Here are the papers and videos:
This bulletin provides an introduction to the role of money in the modern economy. It does not assume any prior knowledge of economics before reading. The article begins by explaining the concept of money and what makes it special. It then sets out what counts as money in a modern economy such as the United Kingdom, where 97% of the money held by the public is in the form of deposits with banks, rather than currency. It describes the different types of money, where they get their value from and how they are created.
The book “Where Does Money Come From?”, co-authored by Positive Money’s Head of Research Andrew Jackson is quoted in the References.
A short video explains some of the key topics covered in this article:
A companion piece to this Bulletin article, ‘Money creation in the modern economy’, describes the process of money creation in more detail, and discusses the role of monetary policy and the central bank in that process. For expositional purposes this article concentrates on the United Kingdom, but the issues discussed are equally relevant to most economies today.
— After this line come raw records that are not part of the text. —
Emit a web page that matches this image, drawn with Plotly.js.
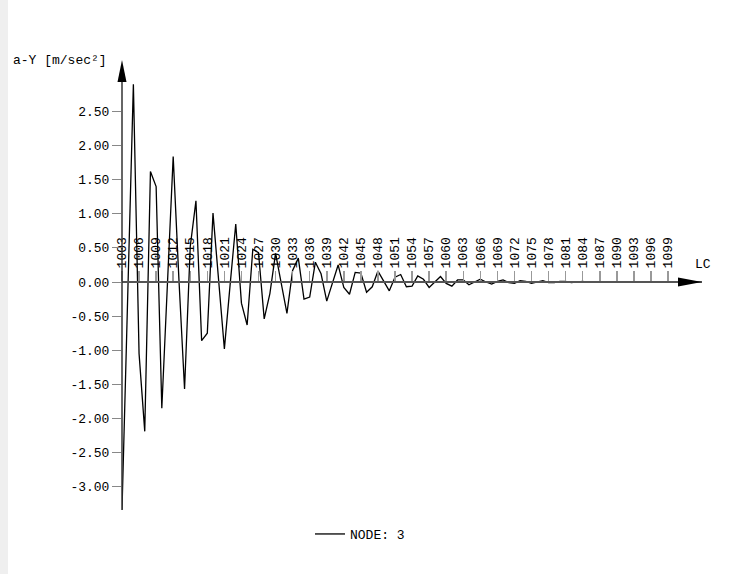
<!DOCTYPE html>
<html>
<head>
<meta charset="utf-8">
<script src="https://cdn.plot.ly/plotly-3.0.1.min.js"></script>
<style>
  html, body { margin: 0; padding: 0; background: #fff; }
  #chart { width: 730px; height: 574px; }
  #strip { position: absolute; left: 0; top: 0; width: 8px; height: 574px; background: #efefef; }
</style>
</head>
<body>
<div id="chart"></div>
<div id="strip"></div>
<script>
// Load cases (LC) and acceleration a-Y [m/sec²] at NODE 3
const loadCases = [];
for (let lc = 1003; lc <= 1101; lc++) loadCases.push(lc);

const accelY = [
  -3.34, -0.15, 2.90, -1.05, -2.19, 1.62, 1.40, -1.85, 0.00, 1.84,
   0.05, -1.57, 0.52, 1.19, -0.86, -0.75, 1.01, 0.00, -0.98, -0.05,
   0.85, -0.31, -0.63, 0.48, 0.43, -0.54, -0.17, 0.42, -0.05, -0.46,
   0.17, 0.35, -0.25, -0.22, 0.29, 0.12, -0.28, 0.00, 0.25, -0.08,
  -0.18, 0.14, 0.13, -0.15, -0.07, 0.16, 0.01, -0.13, 0.07, 0.11,
  -0.07, -0.06, 0.09, 0.04, -0.08, 0.00, 0.08, -0.02, -0.06, 0.03,
   0.03, -0.04, 0.00, 0.04, 0.00, -0.03, 0.01, 0.03, -0.01, -0.02,
   0.02, 0.01, -0.02, 0.00, 0.02, -0.01, -0.01, 0.01, 0.01, -0.01,
   0.00, 0.01, -0.005, 0.00, 0.005, 0.00, -0.005, 0.00, 0.005, 0.00,
   0.00, 0.00, 0.00, 0.00, 0.00, 0.00, 0.00, 0.00, 0.00
];

const xTickVals = [];
for (let lc = 1003; lc <= 1099; lc += 3) xTickVals.push(lc);
const xTickText = xTickVals.map(String);

const yTickVals = [2.5, 2.0, 1.5, 1.0, 0.5, 0.0, -0.5, -1.0, -1.5, -2.0, -2.5, -3.0];
const yTickText = yTickVals.map(v => v.toFixed(2));

const seriesName = 'NODE: 3';
const yTitle = 'a-Y [m/sec²]';
const xTitle = 'LC';

// geometry
const W = 730, H = 574;
const mL = 122, mR = 28, mT = 60, mB = 54;
const plotW = W - mL - mR, plotH = H - mT - mB;
const pxPerLC = 5.6875;
const pxPerUnit = 68.2;
const xMin = 1003, xMax = xMin + plotW / pxPerLC;
const yTop = 222 / pxPerUnit;          // zero line is 222px below top of plot
const yBot = yTop - plotH / pxPerUnit;
const zeroPos = (0 - yBot) / (yTop - yBot);

// helpers: pixel offsets -> paper fractions
const px = d => d / plotW;
const py = d => d / plotH;

const font = 'Liberation Mono, DejaVu Sans Mono, monospace';

const trace = {
  x: loadCases,
  y: accelY,
  type: 'scatter',
  mode: 'lines',
  name: seriesName,
  line: { color: '#000', width: 1.3 },
  cliponaxis: false
};

const aHW = 4.5; // arrow half width, px
const layout = {
  width: W, height: H,
  margin: { l: mL, r: mR, t: mT, b: mB, pad: 0 },
  paper_bgcolor: '#fff',
  plot_bgcolor: 'rgba(0,0,0,0)',
  showlegend: true,
  legend: {
    orientation: 'h',
    x: (310 - mL) / plotW, xanchor: 'left',
    y: (mT + plotH - 534) / plotH, yanchor: 'middle',
    font: { family: font, size: 13, color: '#000' },
    bgcolor: 'rgba(0,0,0,0)'
  },
  title: {
    text: yTitle,
    x: 13 / W, xref: 'container', xanchor: 'left',
    y: 1 - 59 / H, yref: 'container', yanchor: 'middle',
    font: { family: font, size: 13, color: '#000' }
  },
  xaxis: {
    range: [xMin, xMax],
    anchor: 'free',
    position: zeroPos,
    side: 'top',
    showgrid: false,
    zeroline: false,
    showline: true,
    linecolor: '#555',
    linewidth: 2,
    ticks: 'outside',
    ticklen: 10,
    tickwidth: 1.5,
    tickcolor: '#999',
    tickvals: xTickVals,
    ticktext: xTickText,
    tickangle: -90,
    tickfont: { family: font, size: 13, color: '#000' }
  },
  yaxis: {
    range: [yBot, yTop],
    showgrid: false,
    zeroline: false,
    showline: false,
    ticks: 'outside',
    ticklen: 9,
    tickwidth: 1,
    tickcolor: '#888',
    tickvals: yTickVals,
    ticktext: yTickText,
    tickfont: { family: font, size: 13, color: '#000' }
  },
  shapes: [
    // y axis line
    { type: 'line', xref: 'paper', yref: 'paper', x0: 0, x1: 0,
      y0: py(10), y1: 1 - py(22),
      line: { color: '#333', width: 1.5 } },
    // y axis arrow head
    { type: 'path', xref: 'paper', yref: 'paper',
      path: `M ${-px(aHW)},${1 - py(22)} L ${px(aHW)},${1 - py(22)} L 0,1 Z`,
      fillcolor: '#000', line: { width: 0 } },
    // x axis arrow head
    { type: 'path', xref: 'paper', yref: 'paper',
      path: `M ${1 - px(24)},${zeroPos - py(aHW)} L ${1 - px(24)},${zeroPos + py(aHW)} L 1,${zeroPos} Z`,
      fillcolor: '#000', line: { width: 0 } }
  ],
  annotations: [
    { text: xTitle, xref: 'paper', yref: 'paper', x: 1 + px(1), y: zeroPos + py(18),
      showarrow: false, xanchor: 'center', yanchor: 'middle',
      font: { family: font, size: 13, color: '#000' } }
  ]
};

Plotly.newPlot('chart', [trace], layout, { displayModeBar: false, staticPlot: true });
</script>
</body>
</html>
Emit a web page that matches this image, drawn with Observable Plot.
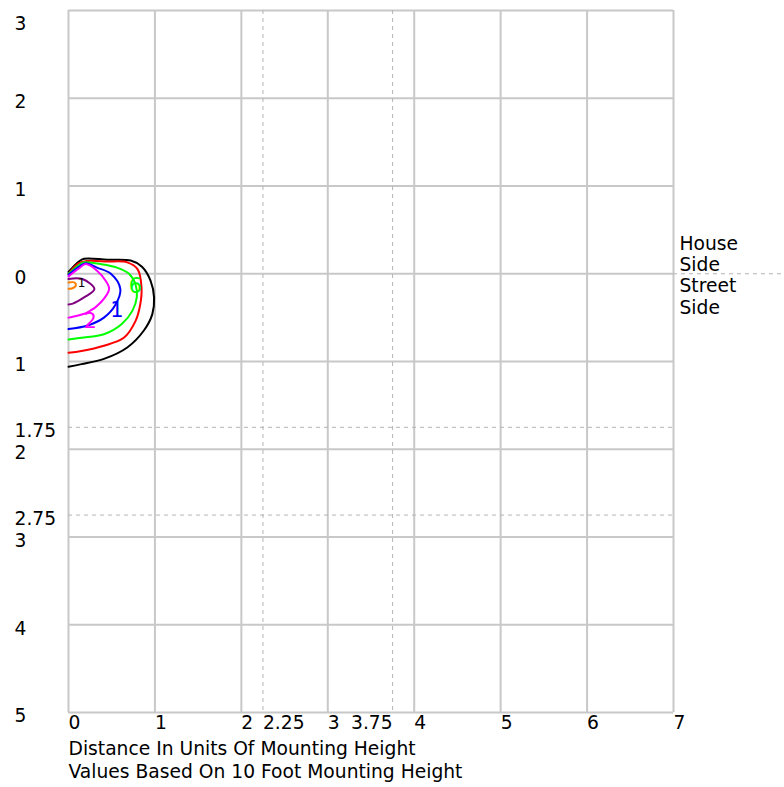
<!DOCTYPE html>
<html><head><meta charset="utf-8">
<script src="https://cdn.jsdelivr.net/npm/d3@7"></script>
<script src="https://cdn.jsdelivr.net/npm/@observablehq/plot@0.6"></script>
<style>body{margin:0;background:#fff}</style>
</head><body><div id="chart"></div>
<script>
// Grid and tick values
const xGrid = [0, 1, 2, 3, 4, 5, 6, 7];
const yGrid = [-3, -2, -1, 0, 1, 2, 3, 4, 5];
const xDashed = [2.25, 3.75];
const yDashed = [1.75, 2.75];
const xTicksStart = [0, 1, 2, 2.25, 3, 4, 5, 6, 7];
const xTicksEnd = [3.75];
const yTicks = [-3, -2, -1, 0, 1, 1.75, 2, 2.75, 3, 4, 5];
const yTickLabels = ["3", "2", "1", "0", "1", "1.75", "2", "2.75", "3", "4", "5"];
const xTitle = ["Distance In Units Of Mounting Height", "Values Based On 10 Foot Mounting Height"];
const houseSide = "House\nSide";
const streetSide = "Street\nSide";

// Isoline contours [x, y] (y positive = street side)
const contourBlack = [[0,-0.02],[0.12,-0.14],[0.18,-0.17],[0.45,-0.16],[0.72,-0.15],[0.85,-0.08],[0.95,0.08],[0.99,0.27],[0.97,0.46],[0.87,0.65],[0.68,0.84],[0.41,0.97],[0.15,1.03],[0,1.06]];
const contourRed = [[0,0],[0.12,-0.12],[0.22,-0.145],[0.45,-0.14],[0.68,-0.13],[0.8,-0.05],[0.845,0.16],[0.83,0.35],[0.775,0.54],[0.64,0.73],[0.41,0.82],[0.15,0.88],[0,0.9]];
const contourGreen = [[0,0],[0.12,-0.1],[0.18,-0.13],[0.37,-0.11],[0.56,-0.07],[0.7,0.0],[0.775,0.12],[0.79,0.27],[0.74,0.42],[0.62,0.57],[0.41,0.69],[0.15,0.73],[0,0.75]];
const contourBlue = [[0,0.01],[0.12,-0.08],[0.2,-0.12],[0.33,-0.07],[0.49,0.0],[0.6,0.175],[0.545,0.35],[0.41,0.5],[0.22,0.59],[0,0.63]];
const contourMagenta = [[0,0.03],[0.12,-0.06],[0.2,-0.11],[0.33,-0.035],[0.43,0.08],[0.47,0.175],[0.37,0.33],[0.22,0.44],[0.05,0.49],[0,0.5]];
const contourPurple = [[0,0.06],[0.16,0.06],[0.3,0.175],[0.18,0.27],[0.05,0.34],[0,0.35]];
const contourOrange = [[0,0.1],[0.07,0.1],[0.085,0.135],[0.03,0.17],[0,0.17]];

// Contour labels [x, y, text]
const contourLabels = [[0.775,0.14,"6"],[0.56,0.42,"1"],[0.25,0.54,"2"]];
const contourLabelColors = ["#00ff00", "#0000ff", "#ff00ff"];
const centerLabel = [[0.15,0.11,"1"]];

const FONT = "DejaVu Sans";
const FS = 18.7;
const gridColor = "#c8c8c8";
const dashColor = "#b4b4b4";

const line = (data, color) => Plot.line(data, {x: d => d[0], y: d => d[1], stroke: color, strokeWidth: 2, curve: "catmull-rom"});

const chart = Plot.plot({
  width: 784,
  height: 787,
  marginLeft: 68,
  marginRight: 111,
  marginTop: 10,
  marginBottom: 75,
  x: {domain: [0, 7], axis: null},
  y: {domain: [-3, 5], reverse: true, axis: null},
  style: {background: "white", fontFamily: FONT},
  marks: [
    Plot.ruleX(xGrid, {x: d => d, stroke: gridColor, strokeWidth: 2}),
    Plot.ruleY(yGrid, {y: d => d, stroke: gridColor, strokeWidth: 2}),
    Plot.ruleX(xDashed, {x: d => d, stroke: dashColor, strokeWidth: 1, strokeDasharray: "4,4"}),
    Plot.ruleY(yDashed, {y: d => d, x1: 0, x2: 7, stroke: dashColor, strokeWidth: 1, strokeDasharray: "4,4"}),
    Plot.ruleY([0], {y: d => d, x1: 7, x2: 8.3, stroke: dashColor, strokeWidth: 1, strokeDasharray: "4,4", clip: false}),
    line(contourBlack, "#000000"),
    line(contourRed, "#ff0000"),
    line(contourGreen, "#00ff00"),
    line(contourBlue, "#0000ff"),
    line(contourMagenta, "#ff00ff"),
    line(contourPurple, "#800080"),
    line(contourOrange, "#ff8000"),
    Plot.text(contourLabels, {x: d => d[0], y: d => d[1], text: d => d[2], fill: (d, i) => contourLabelColors[i], fontSize: 21, fontFamily: FONT}),
    Plot.text(centerLabel, {x: d => d[0], y: d => d[1], text: d => d[2], fill: "black", fontSize: 12, fontFamily: FONT}),
    // y tick labels
    Plot.text(yTicks.slice(1), {y: d => d, text: (d, i) => yTickLabels[i + 1], frameAnchor: "left", dx: -54, dy: 4, textAnchor: "start", fontSize: FS, fontFamily: FONT, fill: "black"}),
    Plot.text(yTicks.slice(0, 1), {y: d => d, text: (d, i) => yTickLabels[i], frameAnchor: "left", dx: -54, dy: 14, textAnchor: "start", fontSize: FS, fontFamily: FONT, fill: "black"}),
    // x tick labels
    Plot.text(xTicksStart, {x: d => d, text: d => String(d), frameAnchor: "bottom", dy: 16, textAnchor: "start", fontSize: FS, fontFamily: FONT, fill: "black"}),
    Plot.text(xTicksEnd, {x: d => d, text: d => String(d), frameAnchor: "bottom", dy: 16, textAnchor: "end", fontSize: FS, fontFamily: FONT, fill: "black"}),
    // x titles
    Plot.text(xTitle.slice(0, 1), {text: d => d, frameAnchor: "bottom-left", dy: 42, textAnchor: "start", fontSize: FS, fontFamily: FONT, fill: "black"}),
    Plot.text(xTitle.slice(1), {text: d => d, frameAnchor: "bottom-left", dy: 65, textAnchor: "start", fontSize: FS, fontFamily: FONT, fill: "black"}),
    // side labels
    Plot.text([houseSide], {x: 7, y: 0, text: d => d, dx: 6, dy: -3, textAnchor: "start", lineAnchor: "bottom", lineHeight: 1.1, fontSize: FS, fontFamily: FONT, fill: "black", clip: false}),
    Plot.text([streetSide], {x: 7, y: 0, text: d => d, dx: 6, dy: 3, textAnchor: "start", lineAnchor: "top", lineHeight: 1.15, fontSize: FS, fontFamily: FONT, fill: "black", clip: false})
  ]
});
document.getElementById("chart").appendChild(chart);
</script>
</body></html>
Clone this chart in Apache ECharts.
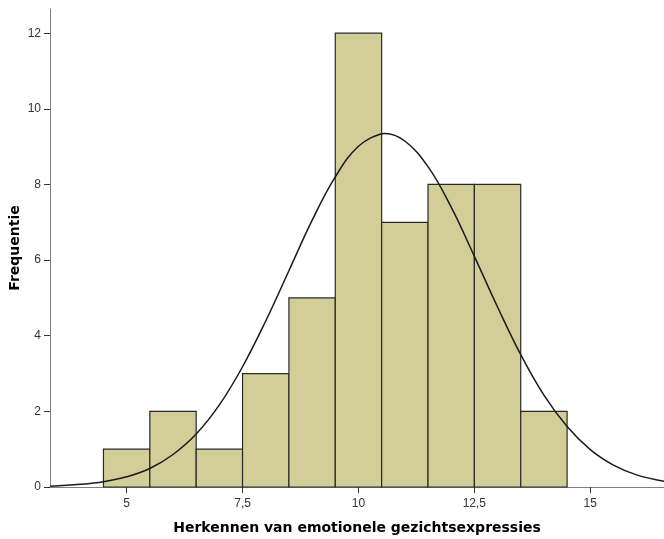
<!DOCTYPE html>
<html>
<head>
<meta charset="utf-8">
<script src="https://cdn.jsdelivr.net/npm/echarts@6/dist/echarts.min.js"></script>
<style>html,body{margin:0;padding:0;background:#fff}#c{width:664px;height:539px}</style>
</head>
<body>
<div id="c"></div>
<script>
// Histogram bins (bin start, bin end, frequency)
const binStart = [4.5, 5.5, 6.5, 7.5, 8.5, 9.5, 10.5, 11.5, 12.5, 13.5];
const binEnd   = [5.5, 6.5, 7.5, 8.5, 9.5, 10.5, 11.5, 12.5, 13.5, 14.5];
const counts   = [1, 2, 1, 3, 5, 12, 7, 8, 8, 2];
// Normal curve points
const curveX = [3.35, 4, 4.5, 5, 5.5, 6, 6.5, 7, 7.5, 8, 8.5, 9, 9.5, 10, 10.5, 10.57, 11, 11.5, 12, 12.5, 13, 13.5, 14, 14.5, 15, 15.5, 16, 16.59];
const curveY = [0.02, 0.07, 0.14, 0.27, 0.49, 0.86, 1.40, 2.17, 3.18, 4.39, 5.72, 7.05, 8.20, 9.01, 9.34, 9.35, 9.15, 8.47, 7.40, 6.10, 4.76, 3.50, 2.43, 1.60, 0.99, 0.58, 0.32, 0.15];
// Tick labels
const xTicks = [5, 7.5, 10, 12.5, 15];
const yTicks = [0, 2, 4, 6, 8, 10, 12];

const barData = binStart.map((s, i) => [s, binEnd[i], counts[i]]);
const curveData = curveX.map((x, i) => [x, curveY[i]]);

const chart = echarts.init(document.getElementById('c'));
chart.setOption({
  animation: false,
  grid: { left: 50, right: 0, top: 9, bottom: 52, containLabel: false, outerBoundsMode: 'none' },
  xAxis: {
    type: 'value', min: 3.347, max: 16.59,
    name: 'Herkennen van emotionele gezichtsexpressies',
    nameLocation: 'middle', nameGap: 34, nameMoveOverlap: false,
    nameTextStyle: { fontFamily: 'DejaVu Sans', fontWeight: 'bold', fontSize: 14, color: '#000' },
    splitLine: { show: false },
    axisLine: { lineStyle: { color: '#808080', width: 1 } },
    axisTick: { show: true, length: 6, customValues: xTicks, lineStyle: { color: '#333' } },
    axisLabel: { customValues: xTicks, fontFamily: 'Liberation Sans', fontSize: 12, color: '#333', margin: 11,
      formatter: v => String(v).replace('.', ',') }
  },
  yAxis: {
    type: 'value', min: 0, max: 12.64,
    name: 'Frequentie', nameLocation: 'middle', nameGap: 28, nameMoveOverlap: false,
    nameTextStyle: { fontFamily: 'DejaVu Sans', fontWeight: 'bold', fontSize: 14, color: '#000' },
    splitLine: { show: false },
    axisLine: { show: true, lineStyle: { color: '#808080', width: 1 } },
    axisTick: { show: true, length: 6, customValues: yTicks, lineStyle: { color: '#333' } },
    axisLabel: { customValues: yTicks, fontFamily: 'Liberation Sans', fontSize: 12, color: '#333', margin: 9 }
  },
  series: [
    {
      type: 'custom',
      data: barData,
      encode: { x: [0, 1], y: 2 },
      renderItem: function (params, api) {
        const p0 = api.coord([api.value(0), api.value(2)]);
        const p1 = api.coord([api.value(1), 0]);
        return {
          type: 'rect',
          shape: { x: p0[0], y: p0[1], width: p1[0] - p0[0], height: p1[1] - p0[1] },
          style: { fill: '#d3ce97', stroke: '#2a2a2a', lineWidth: 1.2 }
        };
      },
      z: 2
    },
    {
      type: 'line',
      data: curveData,
      smooth: 0.4,
      showSymbol: false,
      lineStyle: { color: '#1a1a1a', width: 1.5 },
      z: 3
    }
  ]
});
</script>
</body>
</html>
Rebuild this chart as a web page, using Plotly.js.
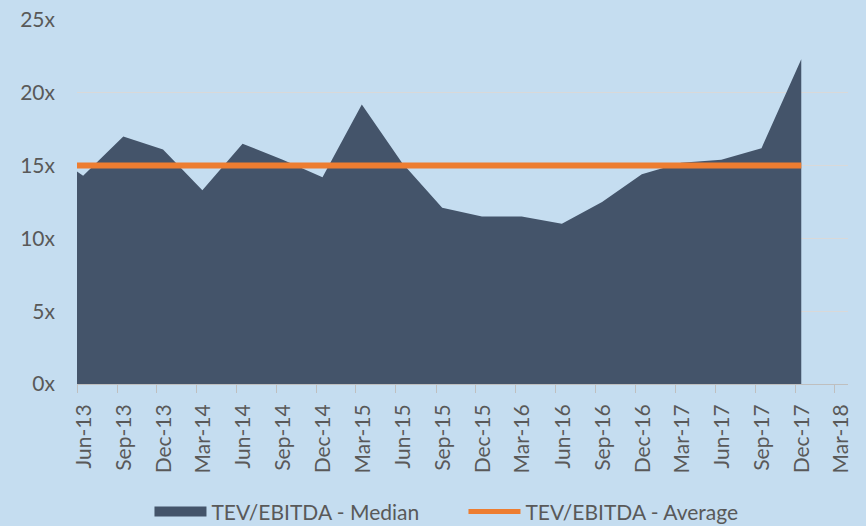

- This article explains how the majority of money in the modern economy is created by commercial banks making loans.
- Money creation in practice differs from some popular misconceptions — banks do not act simply as intermediaries, lending out deposits that savers place with them, and nor do they ‘multiply up’ central bank money to create new loans and deposits.
- Just as in normal times, the reserves created by QE cannot be ‘multiplied up’ into additional loans and deposits.
- Nor can reserves be directly lent out, since only commercial banks hold reserves accounts.
“Loans create deposits not the other way round.”